● **Goal**
Restate the data exactly as given and keep the pictures out.

● **Source data**
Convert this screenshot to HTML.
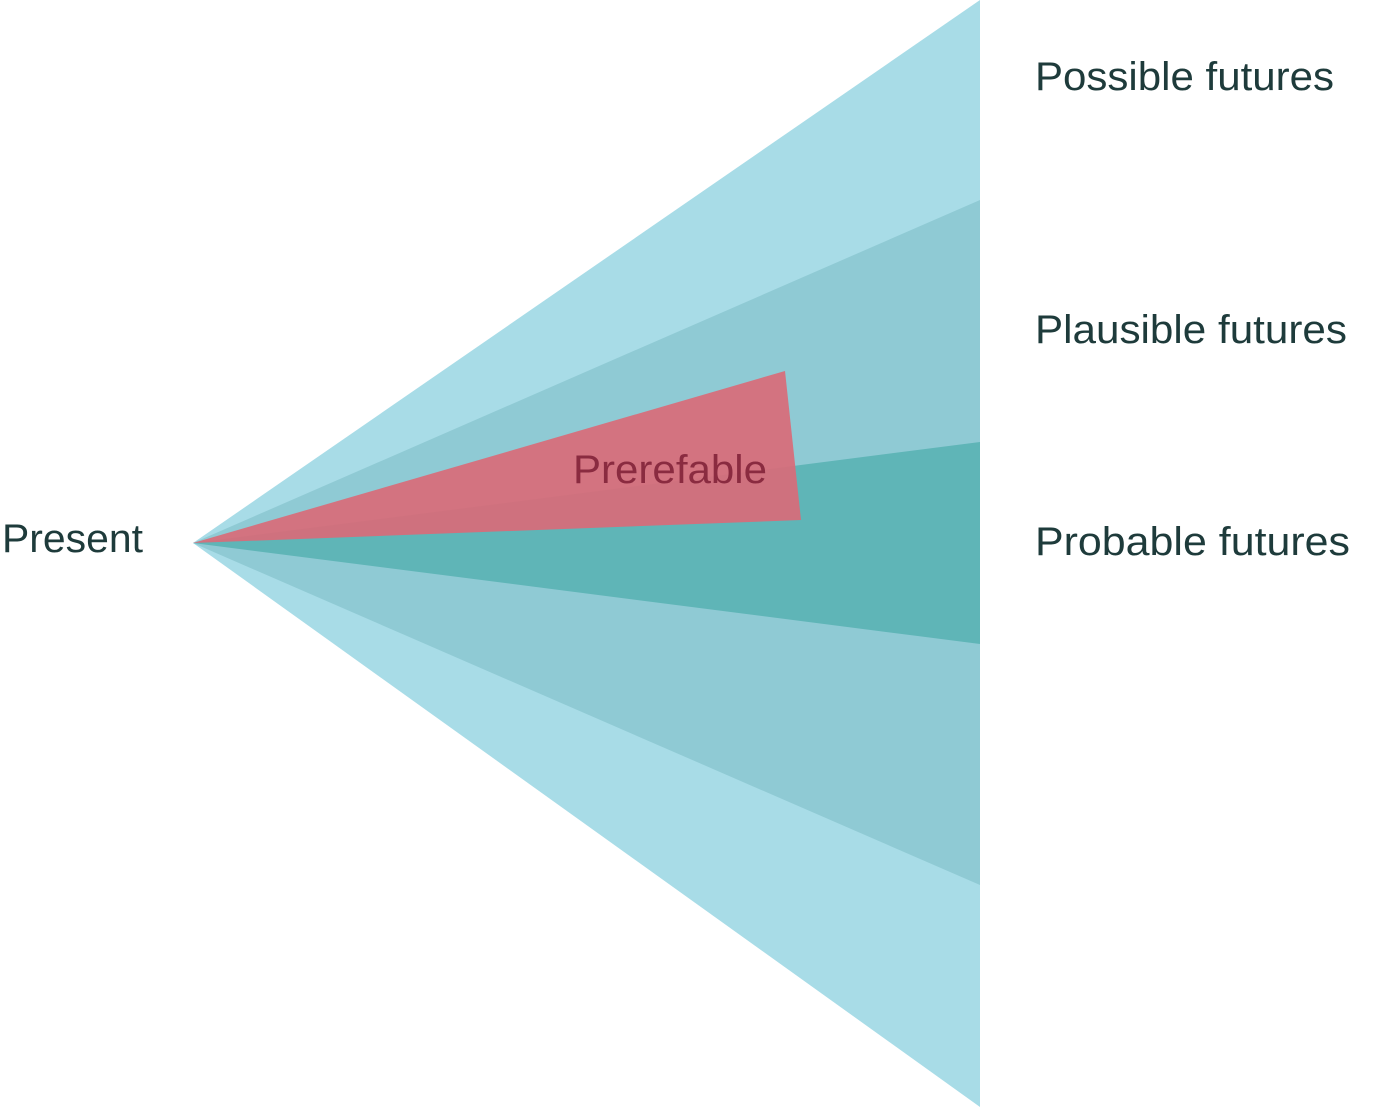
<!DOCTYPE html>
<html><head><meta charset="utf-8"><style>
html,body{margin:0;padding:0;background:#fff;width:1400px;height:1107px;overflow:hidden}
svg{display:block}
text{font-family:"Liberation Sans",sans-serif}
</style></head><body>
<svg width="1400" height="1107" viewBox="0 0 1400 1107">
<polygon points="193,543 980,0 980,1107" fill="#a8dce7"/>
<polygon points="193,543 980,200 980,885" fill="#8fcad4"/>
<polygon points="193,543 980,442 980,644" fill="#5fb5b7"/>
<polygon points="193,543 785,371 801,520" fill="#d96b78" fill-opacity="0.92"/>
<text x="573" y="483" font-size="40" fill="#8a2b40" textLength="194" lengthAdjust="spacingAndGlyphs">Prerefable</text>
<text x="2" y="552" font-size="40" fill="#1e3b3b" textLength="141" lengthAdjust="spacingAndGlyphs">Present</text>
<text x="1035" y="90" font-size="40" fill="#1e3b3b" textLength="299" lengthAdjust="spacingAndGlyphs">Possible futures</text>
<text x="1035" y="343" font-size="40" fill="#1e3b3b" textLength="312" lengthAdjust="spacingAndGlyphs">Plausible futures</text>
<text x="1035" y="555" font-size="40" fill="#1e3b3b" textLength="315" lengthAdjust="spacingAndGlyphs">Probable futures</text>
</svg>
</body></html>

● **Solution to the problem**
Convert this screenshot to HTML.
<!DOCTYPE html>
<html><head><meta charset="utf-8"><style>
html,body{margin:0;padding:0;background:#fff;width:1400px;height:1107px;overflow:hidden}
svg{display:block}
text{font-family:"Liberation Sans",sans-serif}
</style></head><body>
<svg width="1400" height="1107" viewBox="0 0 1400 1107">
<polygon points="193,543 980,0 980,1107" fill="#a8dce7"/>
<polygon points="193,543 980,200 980,885" fill="#8fcad4"/>
<polygon points="193,543 980,442 980,644" fill="#5fb5b7"/>
<polygon points="193,543 785,371 801,520" fill="#d96b78" fill-opacity="0.92"/>
<text x="573" y="483" font-size="40" fill="#8a2b40" textLength="194" lengthAdjust="spacingAndGlyphs">Prerefable</text>
<text x="2" y="552" font-size="40" fill="#1e3b3b" textLength="141" lengthAdjust="spacingAndGlyphs">Present</text>
<text x="1035" y="90" font-size="40" fill="#1e3b3b" textLength="299" lengthAdjust="spacingAndGlyphs">Possible futures</text>
<text x="1035" y="343" font-size="40" fill="#1e3b3b" textLength="312" lengthAdjust="spacingAndGlyphs">Plausible futures</text>
<text x="1035" y="555" font-size="40" fill="#1e3b3b" textLength="315" lengthAdjust="spacingAndGlyphs">Probable futures</text>
</svg>
</body></html>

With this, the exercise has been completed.